The Summit would also provide Congress and the Administration with broadly based input from small businesses, rather than the positions of business trade associations and organizations that focus mostly on their own or their industry's priorities. Actual small business owners will be able to communicate what they need to help grow their businesses and the economy


The Summit would be efficiently organized, with policy guidance from an appointed Advisory Council of small business leaders and the SBA Chief Counsel for Advocacy, to assure that the process effectively identifies the most significant small business issues.


To reduce funding needs, the Summit would utilize cost efficient electronic information sharing and communication technologies, to develop and communicate issues before during and after the Summit.   This would eliminate the need for the costly state and regional conferences that were used for the 1995 Conference process, although states would be encouraged to hold optional state small business summits.   Elected issue leaders could also continue to provide small business input to the SBA Office of Advocacy after the Summit.   This would provide SBA with input on new and changing issues, and help assure that Agency’s programs and positions reflect current small business needs.
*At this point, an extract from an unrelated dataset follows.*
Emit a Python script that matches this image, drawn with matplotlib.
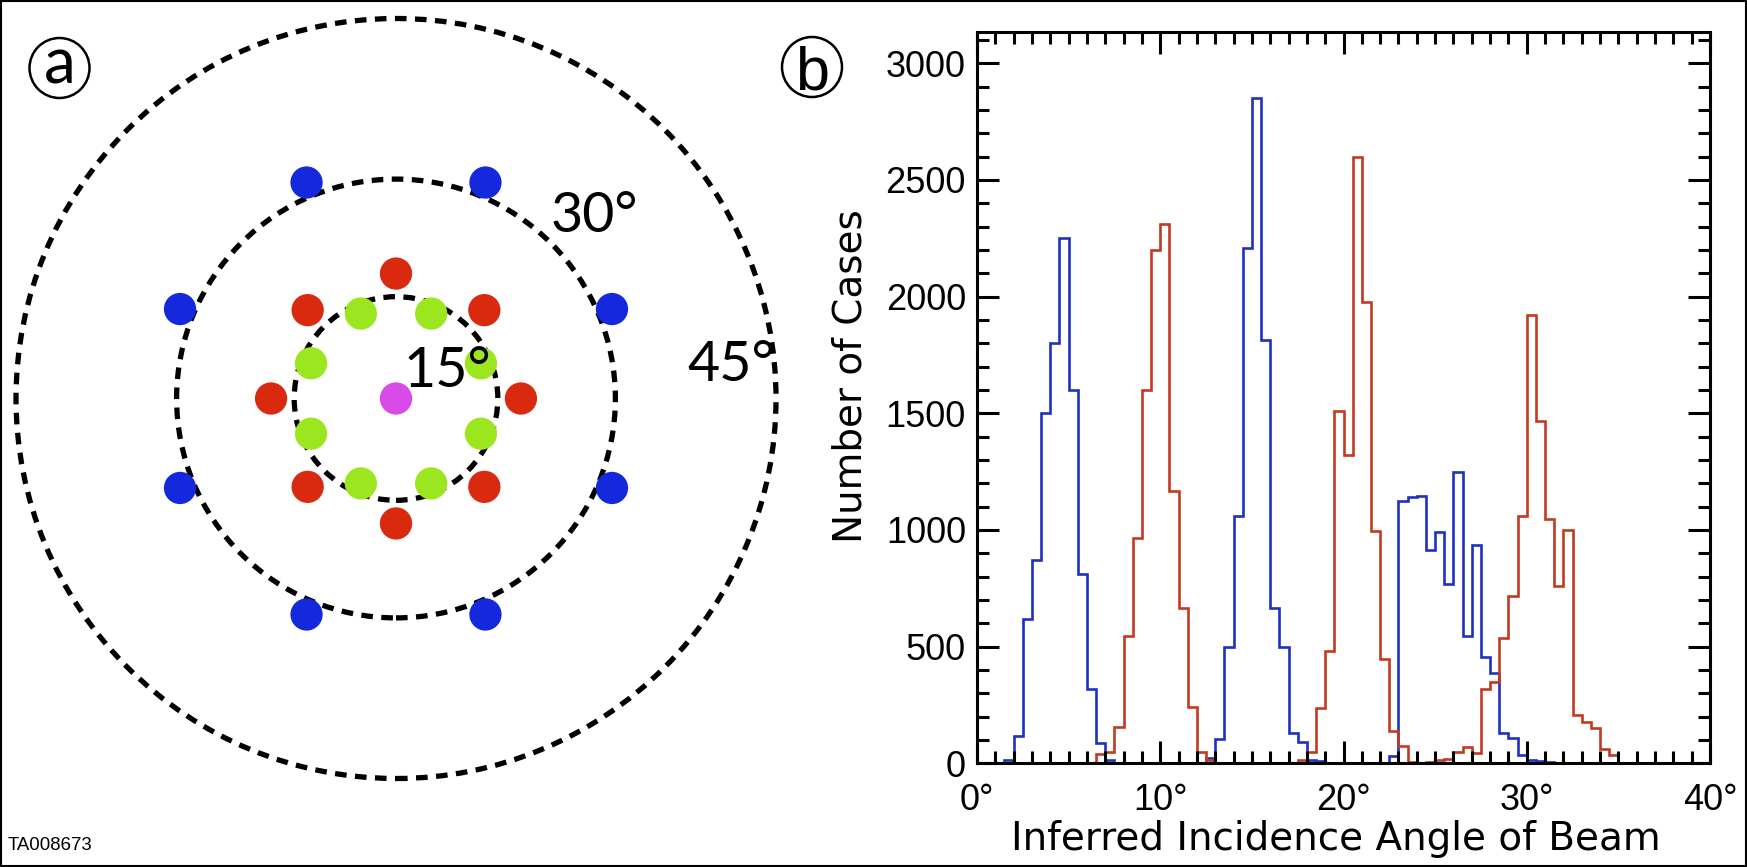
import numpy as np
import matplotlib
matplotlib.use('Agg')
from matplotlib import pyplot as plt
from matplotlib import font_manager
from matplotlib.patches import Circle, Ellipse, Rectangle

# panel b: number of cases per 0.5 deg bin, 0-40 deg
bin_width = 0.5
angle_max = 40
blue_counts = [0, 0, 0, 15, 117, 620, 870, 1500, 1800, 2250,
               1600, 810, 320, 85, 12, 3, 0, 0, 0, 0,
               0, 0, 0, 0, 0, 24, 104, 500, 1060, 2210,
               2850, 1815, 665, 500, 130, 93, 16, 9, 0, 0,
               0, 0, 0, 0, 0, 30, 1125, 1140, 1145, 915,
               990, 770, 1250, 545, 935, 455, 385, 131, 107, 36,
               14, 10, 6, 3, 3, 3, 3, 3, 3, 3,
               0, 0, 0, 0, 0, 0, 0, 0, 0, 0]
red_counts = [0, 0, 0, 0, 0, 0, 0, 0, 0, 0,
              0, 0, 0, 40, 50, 157, 545, 965, 1600, 2200,
              2310, 1165, 665, 240, 50, 12, 0, 0, 0, 0,
              0, 0, 0, 0, 0, 16, 50, 236, 480, 1510,
              1320, 2600, 1975, 995, 445, 140, 75, 5, 3, 7,
              12, 17, 50, 70, 45, 320, 350, 535, 715, 1060,
              1920, 1465, 1045, 760, 1000, 205, 175, 150, 60, 35,
              0, 0, 0, 0, 0, 0, 0, 0, 0, 0]
x_ticks = [0, 10, 20, 30, 40]
x_tick_labels = ['0°', '10°', '20°', '30°', '40°']
y_ticks = [0, 500, 1000, 1500, 2000, 2500, 3000]

# panel a: beam layout, radius = tan(zenith angle)
ring_angles = [15, 30, 45]
ring_labels = ['15°', '30°', '45°']
beam_zenith = [0, 13.6, 18.2, 31.6]
beam_azimuth0 = [0, 22.5, 0, 22.5]
beam_number = [1, 8, 8, 8]
beam_colors = ['#d94ae8', '#9be61e', '#d92a10', '#1428dc']

names = {f.name for f in font_manager.fontManager.ttflist}
narrow = 'Liberation Sans Narrow' if 'Liberation Sans Narrow' in names else 'Liberation Sans'

fig = plt.figure(figsize=(17.47, 8.67), dpi=100)
W, H = 1747.0, 867.0

# ---- panel b: histogram
ax = fig.add_axes([977 / W, (H - 763.3) / H, 733 / W, 731.6 / H])
edges = np.arange(0, angle_max + bin_width / 2, bin_width)
ax.stairs(blue_counts, edges, color='#2030c0', lw=1.9, baseline=0)
ax.stairs(red_counts, edges, color='#c23a22', lw=1.9, baseline=0)
ax.set_xlim(0, angle_max)
ax.set_ylim(0, 3135)
ax.set_xticks(x_ticks)
ax.set_xticklabels(x_tick_labels)
ax.set_xticks(np.arange(0, angle_max + 1, 1), minor=True)
ax.set_yticks(y_ticks)
ax.set_yticks(np.arange(0, 3101, 100), minor=True)
ax.tick_params(which='both', direction='in', top=True, right=True, width=2.2)
ax.tick_params(which='major', length=16, labelsize=26)
ax.tick_params(which='minor', length=8.5)
ax.tick_params(axis='y', pad=8)
ax.tick_params(axis='x', pad=14)
for lab in ax.get_xticklabels() + ax.get_yticklabels():
    lab.set_family('Liberation Sans')
for s in ax.spines.values():
    s.set_linewidth(2.2)
ax.set_xlabel('Inferred Incidence Angle of Beam', fontsize=28, family='DejaVu Sans')
ax.xaxis.set_label_coords(0.49, -0.078)
ax.set_ylabel('Number of Cases', fontsize=28, family='DejaVu Sans', va='center')
ax.yaxis.set_label_coords(-0.173, 0.529)

# ---- panel a: beam pattern
R = 380.0
cx, cy = 396.0, 398.5
span = 1.03
ax2 = fig.add_axes([(cx - span * R) / W, (H - cy - span * R) / H, 2 * span * R / W, 2 * span * R / H])
ax2.set_xlim(-span, span)
ax2.set_ylim(-span, span)
ax2.set_aspect('equal')
ax2.axis('off')
for ang in ring_angles:
    ax2.add_patch(Circle((0, 0), np.tan(np.radians(ang)), fill=False, color='black',
                         lw=3.8, ls=(0, (2.2, 1.6)), zorder=1))
for zen, az0, n, col in zip(beam_zenith, beam_azimuth0, beam_number, beam_colors):
    r = np.tan(np.radians(zen))
    az = np.radians(az0 + 360.0 / n * np.arange(n))
    ax2.scatter(r * np.cos(az), r * np.sin(az), s=540, color=col, edgecolors='none', zorder=2)

label_font = ['Lato', 'DejaVu Sans']
ring_label_pos = [(0.021, 0.07), (0.408, 0.478), (0.766, 0.088)]
for txt, (lx, ly) in zip(ring_labels, ring_label_pos):
    ax2.text(lx, ly, txt, fontsize=40, family=label_font, ha='left', va='center', zorder=3)

# circled panel letters
for letter, (px, py), fam, size in [('a', (59.5, 68), label_font, 46),
                                      ('b', (812, 67), ['Liberation Sans'], 44)]:
    fig.patches.append(Ellipse((px / W, 1 - py / H), 60 / W, 60 / H, fill=False,
                               color='black', lw=1.8, transform=fig.transFigure))
    fig.text(px / W, 1 - (py + 15.5) / H if letter == 'a' else 1 - (py + 23) / H,
             letter, fontsize=size, family=fam, ha='center', va='baseline')

fig.text(8 / W, (H - 850) / H, 'TA008673', fontsize=17 if narrow != 'Liberation Sans' else 13.4,
         family=narrow, ha='left', va='baseline')

# frame around the figure
fig.patches.append(Rectangle((0.0006, 0.0012), 0.9988, 0.9976, fill=False, color='black',
                             lw=1.5, transform=fig.transFigure))

fig.savefig('out.png', dpi=100)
Corporate sponsorships would be used to offset the cost of Summit events and meals, and participant registration fees would cover remaining direct expenses of the Summit.   There would be no public expense other than the staff time of SBA personnel and other government participants in summit events, and printing and electronic communication expenses.


Although the 111th Congress Senate and House bills called for a Summit to be held prior to the end of 2010, that date should now be changed to June of 2012 or 2013, depending on the date of passage.    This would allow a more realistic time for Congressional approval, and adequate time for SBA to properly plan and conduct the Summit.